Bridge: How about arts funding?
Pinsky: The great problem with this administration is not its inadequate funding for the arts. That’s been part of an American problem for a very long time.

Bridge: Can poetry help Americans reconcile with one another, when we’re so divided?
Pinsky: Poets are not sages. They’re not necessarily wise people, the ones we should listen to. But the art of poetry itself puts a great value on the dignity of the individual person. And for that reason, poetry is a worthy part of democratic culture.

Bridge: You went to visit the great antiauthoritarian Polish poet Czeslaw Milosz in Krakow shortly before he died this summer. What did he mean to you?
Pinsky: I worked with Czeslaw on translations of his work when I taught at Berkeley in the ’80s. He had a large conception of the importance of poetry as something more profound, and more effective in the long run, than anything in popular culture — that poetry has qualities of endurance that transcend political phenomena. That was a model. In addition to the greatness of his work, he had the authority of his experience, having survived the Nazis and the Communists, lived in this country for a long time, and then at the end having gone back to the country where he had been banned and his name forbidden. So he was a figure of great authority.

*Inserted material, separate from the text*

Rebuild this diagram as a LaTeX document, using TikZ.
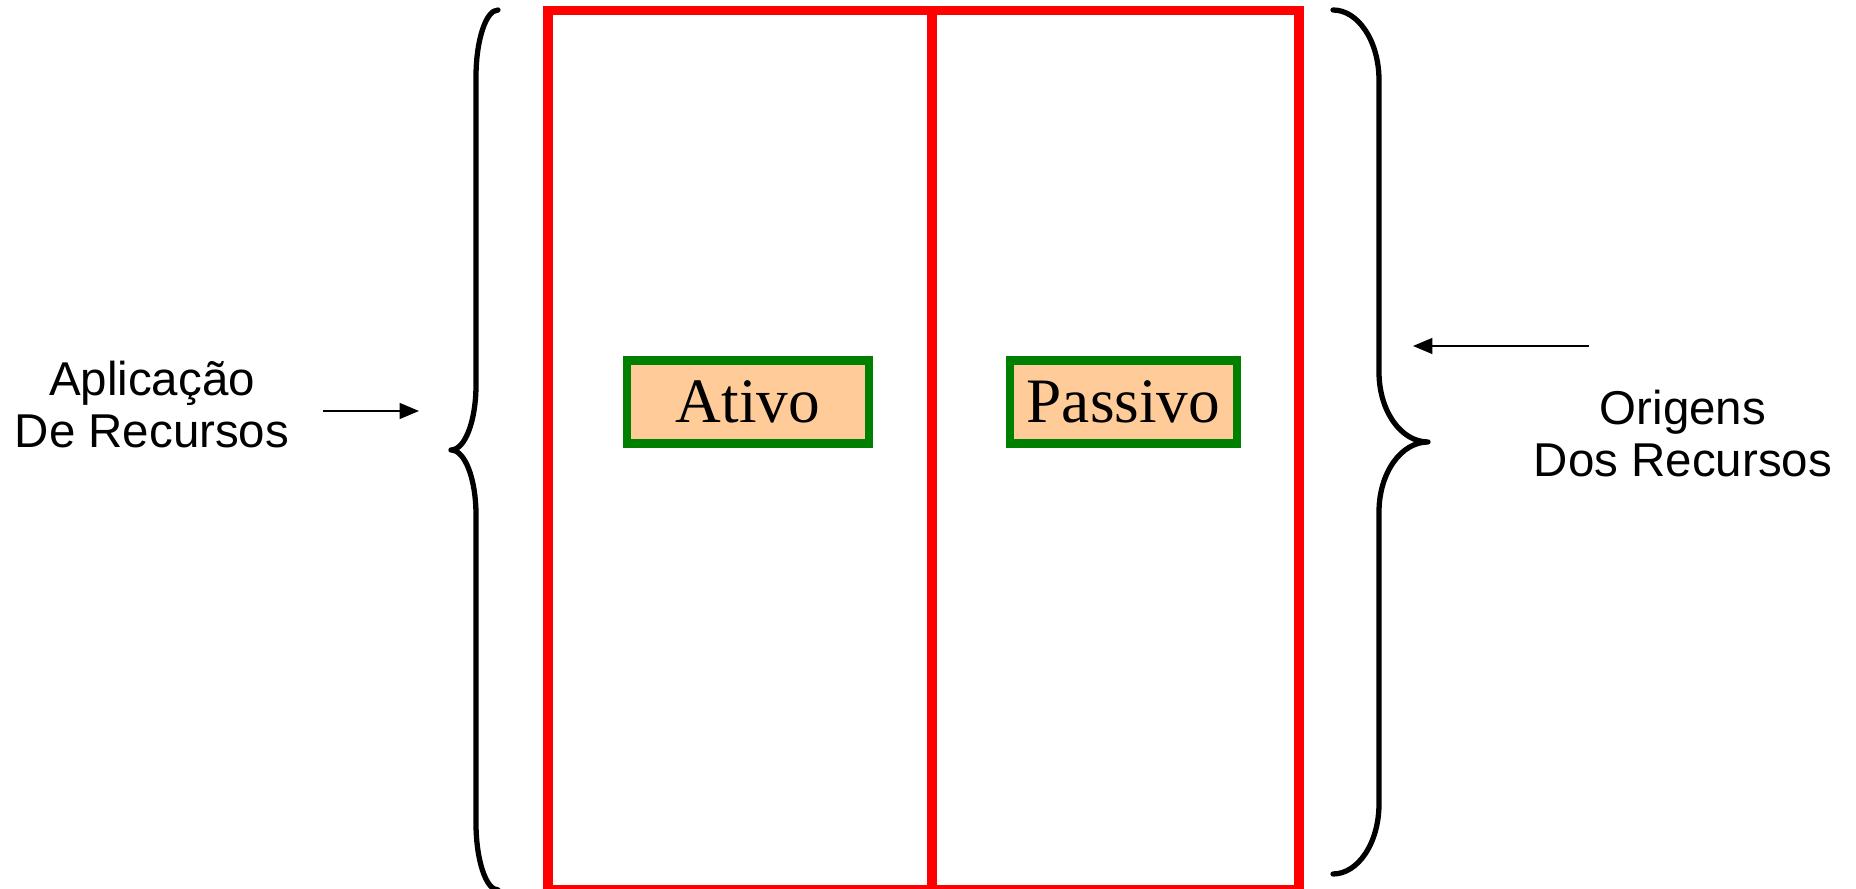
\documentclass[tikz,border=0pt]{standalone}
\usepackage{fontspec}
\setmainfont{Liberation Serif}
\newfontfamily\arialfont{Liberation Sans}
\usetikzlibrary{arrows.meta}
\definecolor{boxfill}{HTML}{FFCC99}
\definecolor{boxline}{HTML}{008000}

\begin{document}
\begin{tikzpicture}[x=0.01cm, y=-0.01cm,
    brace/.style={line width=1.5pt, line cap=round, line join=round},
    pane/.style={draw=red, line width=2.6pt},
    partbox/.style={draw=boxline, fill=boxfill, line width=2.3pt, minimum height=0.83cm, inner sep=0pt, font=\fontsize{18}{20}\selectfont},
    sidetext/.style={align=center, inner sep=0pt, font=\arialfont\fontsize{13.5}{14.8}\selectfont},
    pointer/.style={line width=0.5pt, -{Triangle[length=5.5pt, width=4.5pt]}}]
    \useasboundingbox (0, 0) rectangle (1856, 889);

    \draw[pane] (548, 10.5) rectangle (1299, 890);
    \draw[pane] (932, 10.5) -- (932, 890);

    \draw[brace] (498, 10) .. controls (486, 10) and (476, 40) .. (476, 77)
        -- (476, 385) .. controls (476, 421) and (465, 450) .. (451, 450)
        .. controls (465, 450) and (476, 479) .. (476, 515)
        -- (476, 823) .. controls (476, 860) and (486, 890) .. (498, 890);
    \draw[brace] (1333, 10) .. controls (1358, 10) and (1379, 41) .. (1379, 80)
        -- (1379, 372) .. controls (1379, 411) and (1401, 442) .. (1428, 442)
        .. controls (1401, 442) and (1379, 473) .. (1379, 512)
        -- (1379, 804) .. controls (1379, 843) and (1358, 874) .. (1333, 874);

    \node[partbox, minimum width=2.41cm] (ativo) at (748, 402) {Ativo};
    \node[partbox, minimum width=2.26cm] (passivo) at (1123.5, 402) {Passivo};

    \node[sidetext] (aplicacao) at (152, 405) {Aplicação\\De Recursos};
    \node[sidetext] (origens) at (1683, 434) {Origens\\Dos Recursos};

    \coordinate (aplic-from) at (323, 411);
    \coordinate (aplic-to) at (419, 411);
    \draw[pointer] (aplic-from) -- (aplic-to);
    \coordinate (orig-from) at (1589, 346);
    \coordinate (orig-to) at (1413, 346);
    \draw[pointer] (orig-from) -- (orig-to);
\end{tikzpicture}
\end{document}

Bridge: Who’s writing the most relevant political poetry in the United States right now?
Pinsky: C. K. Williams comes to mind.

Bridge: Have you read any great poems yet inspired by the 2004 Red Sox?
Pinsky: None yet. Of course, I grew up a Brooklyn Dodgers fan. But I never considered the Los Angeles Dodgers to be real Dodgers, and I adopted the Red Sox when I moved here in 1968. I went to a Red Sox game this year with Sandy Koufax, who’s become a friend as a result of my poem “The Night Game,” which doesn’t quite name him but is about him.

Bridge: “Once, when he was young/He refused to pitch on Yom Kippur,” the poem ends.
Pinsky: Yes — there is the resistant dignity of the individual again.